The request:
Only the span from the line containing "Emit a Python" down to the line containing "fontsize=36, fontweight='bold', color='#f6f6f6', zorder=0)" is to be printed, exactly and inclusively, with pictures omitted.

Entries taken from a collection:

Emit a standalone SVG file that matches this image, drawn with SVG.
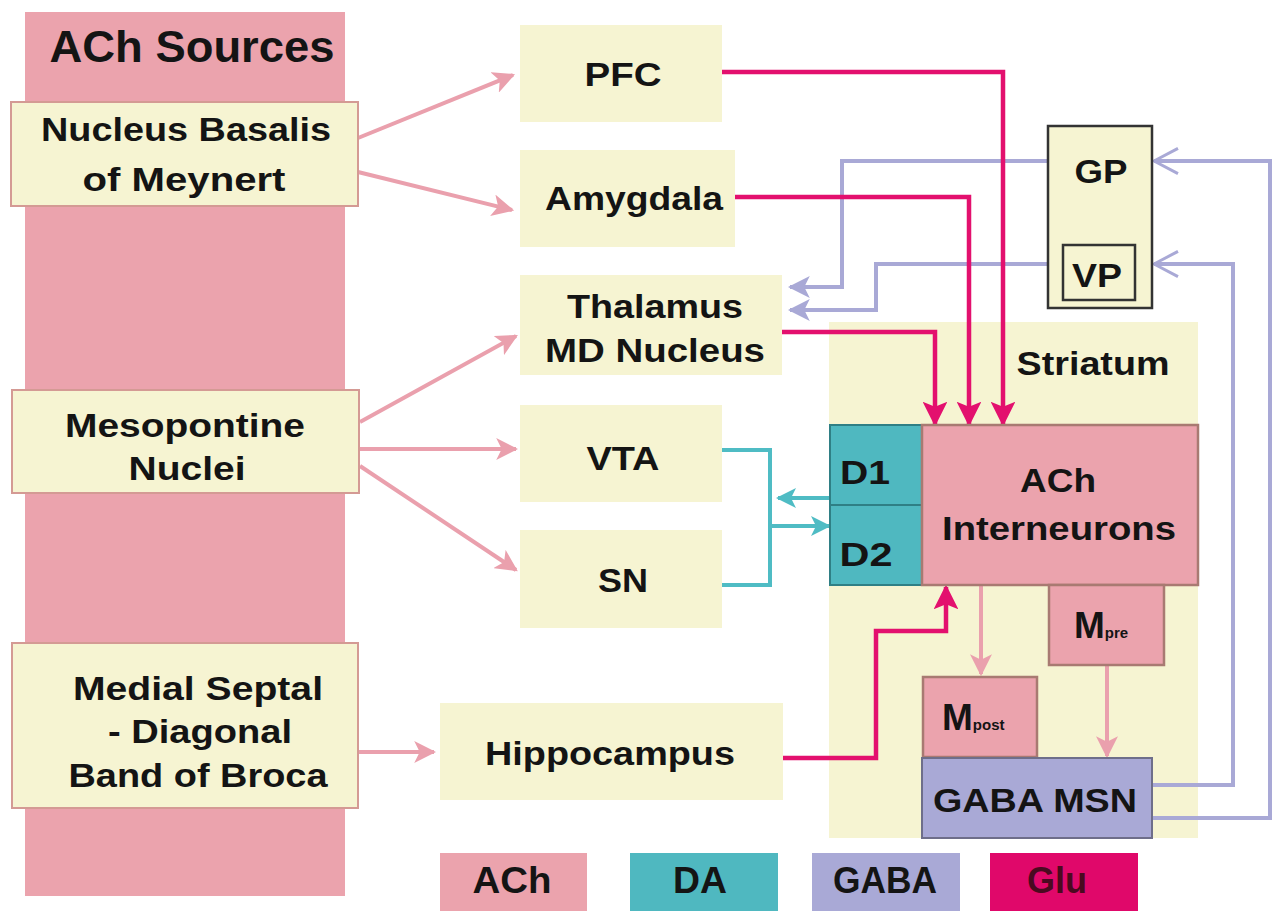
<svg xmlns="http://www.w3.org/2000/svg" width="1278" height="911" viewBox="0 0 1278 911">
<defs>
<style>
text{font-family:"Liberation Sans",Arial,sans-serif;font-weight:bold;fill:#141414;text-anchor:middle}
.t{font-size:33px}
.y{fill:#f6f4d2}
.src{fill:#f6f4d2;stroke:#d49a94;stroke-width:2}
.ach{fill:#eba3ad;stroke:#a87a72;stroke-width:2.5}
.ca{fill:none;stroke:#eaa0ad;stroke-width:4}
.cg{fill:none;stroke:#e3106e;stroke-width:4.5}
.cd{fill:none;stroke:#4fbcc4;stroke-width:4}
.cb{fill:none;stroke:#a9a9d6;stroke-width:4}
</style>
<marker id="ma" viewBox="0 0 10 10" refX="9" refY="5" markerWidth="5.5" markerHeight="5.5" orient="auto" markerUnits="strokeWidth"><path d="M0,0 L10,5 L0,10 L2.5,5 z" fill="#eaa0ad"/></marker>
<marker id="mg" viewBox="0 0 10 10" refX="9" refY="5" markerWidth="5.5" markerHeight="5.5" orient="auto" markerUnits="strokeWidth"><path d="M0,0 L10,5 L0,10 L2,5 z" fill="#e3106e"/></marker>
<marker id="md" viewBox="0 0 10 10" refX="9" refY="5" markerWidth="5" markerHeight="5" orient="auto" markerUnits="strokeWidth"><path d="M0,0 L10,5 L0,10 L2.5,5 z" fill="#4fbcc4"/></marker>
<marker id="mb" viewBox="0 0 10 10" refX="9" refY="5" markerWidth="5.5" markerHeight="5.5" orient="auto" markerUnits="strokeWidth"><path d="M0,0 L10,5 L0,10 L2.5,5 z" fill="#a9a9d6"/></marker>
<marker id="mo" viewBox="0 0 10 10" refX="9" refY="5" markerWidth="7.5" markerHeight="7.5" orient="auto" markerUnits="strokeWidth"><path d="M1,0.8 L9,5 L1,9.2" fill="none" stroke="#a9a9d6" stroke-width="1"/></marker>
</defs>
<rect width="1278" height="911" fill="#ffffff"/>

<g id="ach-sources">
<rect x="25" y="12" width="320" height="884" fill="#eba3ad"/>
<text x="192" y="62" style="font-size:44px" textLength="285" lengthAdjust="spacingAndGlyphs">ACh Sources</text>
</g>

<g id="striatum">
<rect x="829" y="322" width="369" height="516" class="y"/>
<text x="1093" y="375" class="t" textLength="153" lengthAdjust="spacingAndGlyphs">Striatum</text>
</g>

<g id="connectors">
<!-- ACh -->
<line x1="358" y1="138" x2="513" y2="75" class="ca" marker-end="url(#ma)"/>
<line x1="358" y1="172" x2="512" y2="210" class="ca" marker-end="url(#ma)"/>
<line x1="360" y1="422" x2="516" y2="336" class="ca" marker-end="url(#ma)"/>
<line x1="360" y1="449" x2="516" y2="449" class="ca" marker-end="url(#ma)"/>
<line x1="360" y1="466" x2="516" y2="570" class="ca" marker-end="url(#ma)"/>
<line x1="358" y1="752" x2="434" y2="752" class="ca" marker-end="url(#ma)"/>
<line x1="981" y1="585" x2="981" y2="674" class="ca" stroke-width="3.5" marker-end="url(#ma)"/>
<line x1="1107" y1="665" x2="1107" y2="756" class="ca" stroke-width="3.5" marker-end="url(#ma)"/>
<!-- GABA -->
<polyline points="1152,785 1233,785 1233,264 1154,264" class="cb" marker-end="url(#mo)"/>
<polyline points="1152,818 1270,818 1270,161 1154,161" class="cb" marker-end="url(#mo)"/>
<polyline points="1048,161 842,161 842,287 790,287" class="cb" marker-end="url(#mb)"/>
<polyline points="1048,264 876,264 876,310 790,310" class="cb" marker-end="url(#mb)"/>
<!-- Glu -->
<polyline points="722,72 1003,72 1003,424" class="cg" marker-end="url(#mg)"/>
<polyline points="735,197 969,197 969,424" class="cg" marker-end="url(#mg)"/>
<polyline points="782,332 935,332 935,424" class="cg" marker-end="url(#mg)"/>
<polyline points="783,758 876,758 876,631 946,631 946,587" class="cg" marker-end="url(#mg)"/>
<!-- DA -->
<polyline points="722,450 770,450 770,585 722,585" class="cd"/>
<line x1="830" y1="498" x2="778" y2="498" class="cd" marker-end="url(#md)"/>
<line x1="770" y1="526" x2="829" y2="526" class="cd" marker-end="url(#md)"/>
</g>

<g id="nbm">
<rect x="11" y="102" width="347" height="104" class="src"/>
<text x="186" y="141" class="t" textLength="290" lengthAdjust="spacingAndGlyphs">Nucleus Basalis</text>
<text x="184" y="191" class="t" textLength="203" lengthAdjust="spacingAndGlyphs">of Meynert</text>
</g>
<g id="mesopontine">
<rect x="12" y="390" width="347" height="103" class="src"/>
<text x="185" y="437" class="t" textLength="240" lengthAdjust="spacingAndGlyphs">Mesopontine</text>
<text x="187" y="480" class="t" textLength="117" lengthAdjust="spacingAndGlyphs">Nuclei</text>
</g>
<g id="medial-septal">
<rect x="12" y="643" width="346" height="165" class="src"/>
<text x="198" y="700" class="t" textLength="250" lengthAdjust="spacingAndGlyphs">Medial Septal</text>
<text x="200" y="743" class="t" textLength="184" lengthAdjust="spacingAndGlyphs">- Diagonal</text>
<text x="198" y="787" class="t" textLength="259" lengthAdjust="spacingAndGlyphs">Band of Broca</text>
</g>

<g id="pfc"><rect x="520" y="25" width="202" height="97" class="y"/><text x="623" y="86" class="t" textLength="77" lengthAdjust="spacingAndGlyphs">PFC</text></g>
<g id="amygdala"><rect x="520" y="150" width="215" height="97" class="y"/><text x="634" y="210" class="t" textLength="178" lengthAdjust="spacingAndGlyphs">Amygdala</text></g>
<g id="thalamus"><rect x="520" y="275" width="262" height="100" class="y"/><text x="655" y="318" class="t" textLength="176" lengthAdjust="spacingAndGlyphs">Thalamus</text><text x="655" y="362" class="t" textLength="220" lengthAdjust="spacingAndGlyphs">MD Nucleus</text></g>
<g id="vta"><rect x="520" y="405" width="202" height="97" class="y"/><text x="623" y="470" class="t" textLength="73" lengthAdjust="spacingAndGlyphs">VTA</text></g>
<g id="sn"><rect x="520" y="530" width="202" height="98" class="y"/><text x="623" y="592" class="t" textLength="50" lengthAdjust="spacingAndGlyphs">SN</text></g>
<g id="hippocampus"><rect x="440" y="703" width="343" height="97" class="y"/><text x="610" y="765" class="t" textLength="250" lengthAdjust="spacingAndGlyphs">Hippocampus</text></g>

<g id="gp">
<rect x="1048" y="126" width="104" height="182" fill="#f6f4d2" stroke="#333" stroke-width="2.5"/>
<text x="1101" y="183" class="t" textLength="53" lengthAdjust="spacingAndGlyphs">GP</text>
</g>
<g id="vp">
<rect x="1063" y="245" width="72" height="55" fill="none" stroke="#333" stroke-width="2.5"/>
<text x="1097" y="287" class="t" textLength="50" lengthAdjust="spacingAndGlyphs">VP</text>
</g>

<g id="d1">
<rect x="830" y="425" width="92" height="80" fill="#4fb8c0" stroke="#2f7f85" stroke-width="2"/>
<text x="865" y="484" class="t" textLength="50" lengthAdjust="spacingAndGlyphs">D1</text>
</g>
<g id="d2">
<rect x="830" y="505" width="92" height="80" fill="#4fb8c0" stroke="#2f7f85" stroke-width="2"/>
<text x="866" y="566" class="t" textLength="53" lengthAdjust="spacingAndGlyphs">D2</text>
</g>
<g id="ach-interneurons">
<rect x="922" y="425" width="276" height="160" class="ach"/>
<text x="1058" y="492" class="t" textLength="76" lengthAdjust="spacingAndGlyphs">ACh</text>
<text x="1059" y="540" class="t" textLength="234" lengthAdjust="spacingAndGlyphs">Interneurons</text>
</g>
<g id="mpre">
<rect x="1049" y="585" width="115" height="80" class="ach"/>
<text x="1074" y="638" style="font-size:37px;text-anchor:start">M<tspan style="font-size:15px">pre</tspan></text>
</g>
<g id="mpost">
<rect x="923" y="677" width="114" height="80" class="ach"/>
<text x="942" y="730" style="font-size:37px;text-anchor:start">M<tspan style="font-size:15px">post</tspan></text>
</g>
<g id="gaba-msn">
<rect x="922" y="758" width="230" height="80" fill="#a9a9d6" stroke="#6e6e8a" stroke-width="2"/>
<text x="1035" y="812" class="t" textLength="204" lengthAdjust="spacingAndGlyphs">GABA MSN</text>
</g>

<g id="legend">
<rect x="440" y="853" width="147" height="58" fill="#eba3ad"/>
<text x="512" y="893" style="font-size:36px" textLength="79" lengthAdjust="spacingAndGlyphs">ACh</text>
<rect x="630" y="853" width="148" height="58" fill="#4fb8c0"/>
<text x="700" y="893" style="font-size:36px" textLength="54" lengthAdjust="spacingAndGlyphs">DA</text>
<rect x="812" y="853" width="148" height="58" fill="#a9a9d6"/>
<text x="885" y="893" style="font-size:36px" textLength="104" lengthAdjust="spacingAndGlyphs">GABA</text>
<rect x="990" y="853" width="148" height="58" fill="#e0086a"/>
<text x="1057" y="893" style="font-size:36px;fill:#4a0a20" textLength="60" lengthAdjust="spacingAndGlyphs">Glu</text>
</g>
</svg>
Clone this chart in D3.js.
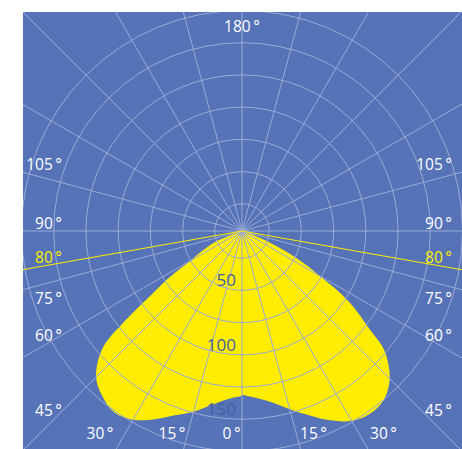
<!DOCTYPE html>
<html>
<head>
<meta charset="utf-8">
<script src="https://cdn.jsdelivr.net/npm/d3@7"></script>
<style>
  body { margin: 0; background: #fff; }
  svg text { font-family: "Open Sans", sans-serif; }
</style>
</head>
<body>
<div id="chart"></div>
<script>
// angles measured from nadir (0 = straight down)
var angles = [0, 5, 10, 15, 20, 25, 30, 35, 40, 45, 50, 52.5, 55, 57.5, 60, 62.5, 65, 67.5, 70, 75, 80, 85, 90];
var rightValues = [131, 134, 139, 147, 156, 166, 174, 177, 175, 166, 148, 128, 113, 96, 74, 58, 42, 27, 12, 5, 0, 0, 0];
var leftValues = [132, 135, 141, 149, 156, 165, 173, 176, 172, 164, 145, 118, 89, 70, 50, 41, 34, 27, 12, 5, 0, 0, 0];

var ringValues = [25, 50, 75, 100, 125, 150, 175];
var ringLabels = [50, 100, 150];
var spokeStep = 15;
var cutoffAngle = 80;

var sideLabels = ["105°", "90°", "80°", "75°", "60°", "45°"];
var sideLabelY = [170, 229, 263, 304, 341, 416];
var bottomLabels = ["30°", "15°", "0°", "15°", "30°"];
var bottomLabelX = [100, 172, 231.5, 313.5, 383.5];

var width = 462, height = 449;
var cx = 242, cy = 231;
var blue = "#5673b8", yellow = "#ffed00", grid = "#9aaad6";

var svg = d3.select("#chart").append("svg")
    .attr("width", width)
    .attr("height", height);

svg.append("defs").append("clipPath").attr("id", "frame")
    .append("rect").attr("x", 23).attr("y", 12).attr("width", 439).attr("height", 438);

svg.append("rect")
    .attr("x", 23).attr("y", 12).attr("width", 439).attr("height", 438)
    .attr("fill", blue);

var r = d3.scaleLinear().domain([0, 175]).range([-5, 220.5]);
var rad = function(v) { return Math.max(0, r(v)); };

var g = svg.append("g")
    .attr("clip-path", "url(#frame)")
    .append("g")
    .attr("transform", "translate(" + cx + "," + cy + ")");

// right side from nadir up to 90, then left side from 90 back down to nadir
var pts = angles.map(function(a, i) { return { a: 180 - a, v: rightValues[i] }; });
var pl = angles.map(function(a, i) { return { a: 180 + a, v: leftValues[i] }; });
pts = pts.concat(pl.reverse().slice(1));

var line = d3.lineRadial()
    .angle(function(d) { return d.a * Math.PI / 180; })
    .radius(function(d) { return rad(d.v); })
    .curve(d3.curveCatmullRom);

g.append("path")
    .attr("d", line(pts) + "Z")
    .attr("fill", yellow);

// rings
g.selectAll("circle.ring")
    .data(ringValues)
    .enter().append("circle")
    .attr("class", "ring")
    .attr("r", function(d) { return r(d); })
    .attr("fill", "none")
    .attr("stroke", grid)
    .attr("stroke-width", 1);

// spokes
var spokes = d3.range(0, 360, spokeStep);
g.selectAll("line.spoke")
    .data(spokes)
    .enter().append("line")
    .attr("class", "spoke")
    .attr("x1", 0).attr("y1", 0)
    .attr("x2", function(d) { return 400 * Math.sin(d * Math.PI / 180); })
    .attr("y2", function(d) { return 400 * Math.cos(d * Math.PI / 180); })
    .attr("stroke", grid)
    .attr("stroke-width", 1);

// cutoff lines at +-80 from nadir
g.selectAll("line.cut")
    .data([cutoffAngle, -cutoffAngle])
    .enter().append("line")
    .attr("class", "cut")
    .attr("x1", 0).attr("y1", 0)
    .attr("x2", function(d) { return 400 * Math.sin(d * Math.PI / 180); })
    .attr("y2", function(d) { return 400 * Math.cos(d * Math.PI / 180); })
    .attr("stroke", yellow)
    .attr("stroke-width", 1);

// ring labels
g.selectAll("text.ringlabel")
    .data(ringLabels)
    .enter().append("text")
    .attr("x", -6)
    .attr("y", function(d) { return r(d) - 4; })
    .attr("text-anchor", "end")
    .attr("font-size", 17)
    .attr("fill", "#44609f")
    .text(function(d) { return d; });

function degText(s) { return s.replace("°", "\u2009°"); }

// side labels
[452, 62].forEach(function(xEnd) {
    svg.selectAll(null)
        .data(sideLabels)
        .enter().append("text")
        .attr("x", xEnd)
        .attr("y", function(d, i) { return sideLabelY[i]; })
        .attr("text-anchor", "end")
        .attr("font-size", 15.5)
        .attr("fill", function(d) { return d === cutoffAngle + "°" ? yellow : "#fff"; })
        .text(degText);
});

svg.selectAll(null)
    .data(bottomLabels)
    .enter().append("text")
    .attr("x", function(d, i) { return bottomLabelX[i]; })
    .attr("y", 439)
    .attr("text-anchor", "middle")
    .attr("font-size", 15.5)
    .attr("fill", "#fff")
    .text(degText);

svg.append("text")
    .attr("x", cx)
    .attr("y", 32)
    .attr("text-anchor", "middle")
    .attr("font-size", 15.5)
    .attr("fill", "#fff")
    .text(degText("180°"));
</script>
</body>
</html>
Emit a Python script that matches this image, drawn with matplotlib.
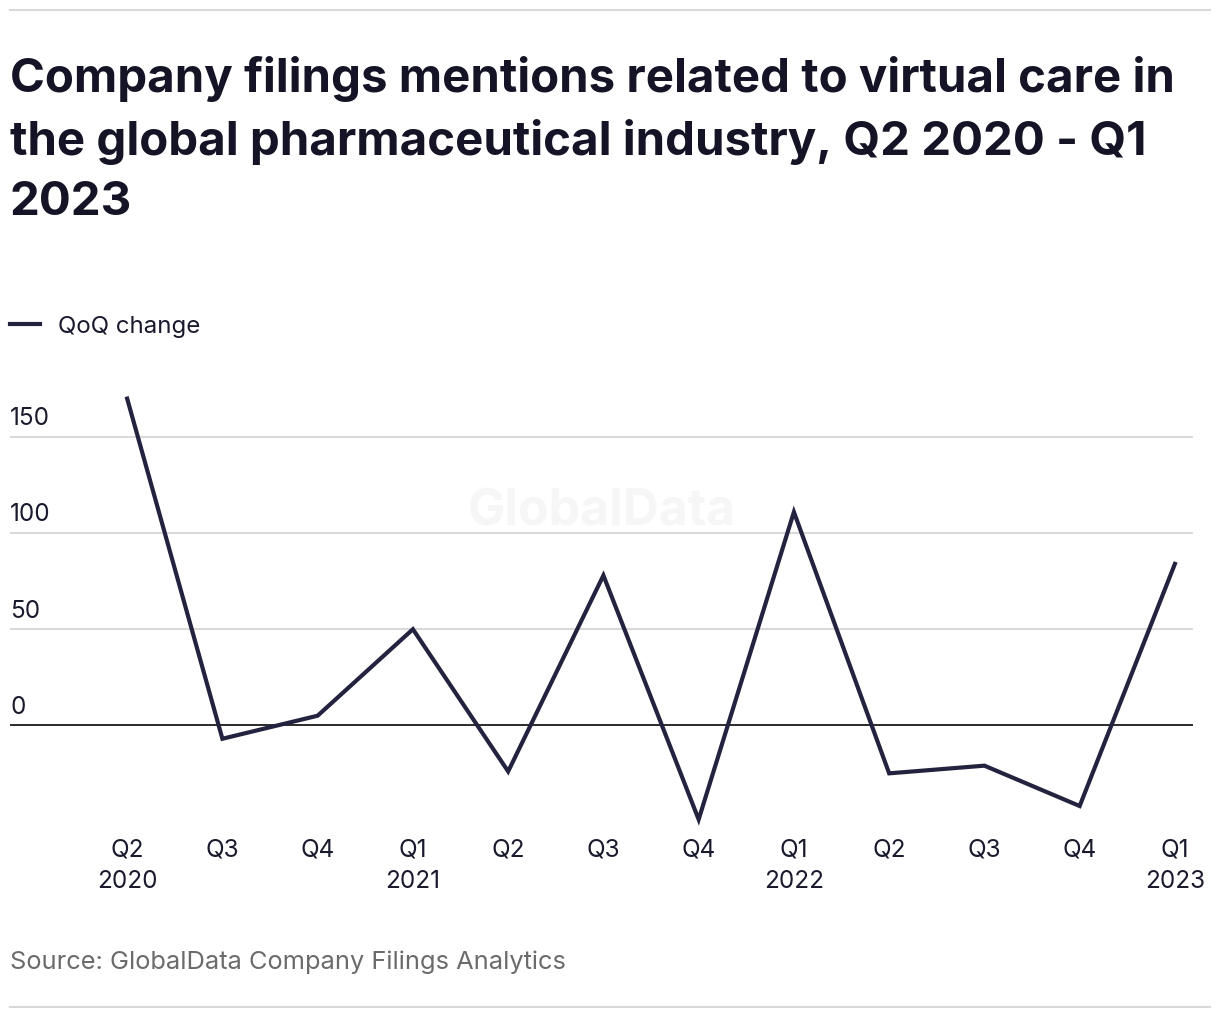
import matplotlib.pyplot as plt
from matplotlib.lines import Line2D
from matplotlib import transforms

plt.rcParams['font.family'] = ['Inter', 'DejaVu Sans']

quarters = ['Q2\n2020', 'Q3', 'Q4', 'Q1\n2021', 'Q2', 'Q3', 'Q4',
            'Q1\n2022', 'Q2', 'Q3', 'Q4', 'Q1\n2023']
qoq_change = [170, -7, 5, 50, -24, 78, -49, 111, -25, -21, -42, 84]
y_ticks = [0, 50, 100, 150]

navy = '#23233f'

fig = plt.figure(figsize=(12.2, 10.2), dpi=100)
ax = fig.add_axes([10 / 1220, 1 - 832 / 1020, 1183 / 1220, 442 / 1020])

x = list(range(len(qoq_change)))
ax.plot(x, qoq_change, color=navy, lw=3, solid_joinstyle='miter', zorder=3)
ax.set_xlim(-1.23, 11.19)
ax.set_ylim(-55, 175)

for v in y_ticks:
    ax.axhline(v, color='#1a1a1a' if v == 0 else '#d9d9d9', lw=1.3 if v == 0 else 1.5, zorder=1)
    ax.text(0, v + 4, str(v), transform=transforms.blended_transform_factory(ax.transAxes, ax.transData),
            ha='left', va='bottom', fontsize=17.5, color='#1a1a2e')

ax.set_xticks(x)
ax.set_xticklabels(quarters, fontsize=17.5, color='#1a1a2e', linespacing=1.45, va='top')
ax.tick_params(axis='x', length=0, pad=5)
ax.tick_params(axis='y', left=False, labelleft=False)
for s in ax.spines.values():
    s.set_visible(False)

# watermark
ax.text(0.5, 0.723, 'GlobalData', transform=ax.transAxes, ha='center', va='center',
        fontsize=36, fontweight='bold', color='#f6f6f6', zorder=0)

# title
fig.text(10 / 1220, 1 - 56 / 1020, 'Company filings mentions related to virtual care in\n'
         'the global pharmaceutical industry, Q2 2020 - Q1\n2023',
         ha='left', va='top', fontsize=34.1, fontweight='bold', color='#141426', linespacing=1.47)

# legend
fig.add_artist(Line2D([10 / 1220, 40 / 1220], [1 - 325 / 1020] * 2, color=navy, lw=3))
fig.text(58 / 1220, 1 - 327 / 1020, 'QoQ change', ha='left', va='center', fontsize=17.3, color='#1a1a2e')

# source
fig.text(10 / 1220, 1 - 962 / 1020, 'Source: GlobalData Company Filings Analytics',
         ha='left', va='center', fontsize=18.3, color='#6b6b6b')

# rules
fig.add_artist(Line2D([10 / 1220, 1210 / 1220], [1 - 11 / 1020] * 2, color='#d9d9d9', lw=1.5))
fig.add_artist(Line2D([10 / 1220, 1210 / 1220], [1 - 1008 / 1020] * 2, color='#d9d9d9', lw=1.5))

fig.savefig('out.png', dpi=100, facecolor='white')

Task response:
Emit a Python script that matches this image, drawn with matplotlib.
import matplotlib.pyplot as plt
from matplotlib.lines import Line2D
from matplotlib import transforms

plt.rcParams['font.family'] = ['Inter', 'DejaVu Sans']

quarters = ['Q2\n2020', 'Q3', 'Q4', 'Q1\n2021', 'Q2', 'Q3', 'Q4',
            'Q1\n2022', 'Q2', 'Q3', 'Q4', 'Q1\n2023']
qoq_change = [170, -7, 5, 50, -24, 78, -49, 111, -25, -21, -42, 84]
y_ticks = [0, 50, 100, 150]

navy = '#23233f'

fig = plt.figure(figsize=(12.2, 10.2), dpi=100)
ax = fig.add_axes([10 / 1220, 1 - 832 / 1020, 1183 / 1220, 442 / 1020])

x = list(range(len(qoq_change)))
ax.plot(x, qoq_change, color=navy, lw=3, solid_joinstyle='miter', zorder=3)
ax.set_xlim(-1.23, 11.19)
ax.set_ylim(-55, 175)

for v in y_ticks:
    ax.axhline(v, color='#1a1a1a' if v == 0 else '#d9d9d9', lw=1.3 if v == 0 else 1.5, zorder=1)
    ax.text(0, v + 4, str(v), transform=transforms.blended_transform_factory(ax.transAxes, ax.transData),
            ha='left', va='bottom', fontsize=17.5, color='#1a1a2e')

ax.set_xticks(x)
ax.set_xticklabels(quarters, fontsize=17.5, color='#1a1a2e', linespacing=1.45, va='top')
ax.tick_params(axis='x', length=0, pad=5)
ax.tick_params(axis='y', left=False, labelleft=False)
for s in ax.spines.values():
    s.set_visible(False)

# watermark
ax.text(0.5, 0.723, 'GlobalData', transform=ax.transAxes, ha='center', va='center',
        fontsize=36, fontweight='bold', color='#f6f6f6', zorder=0)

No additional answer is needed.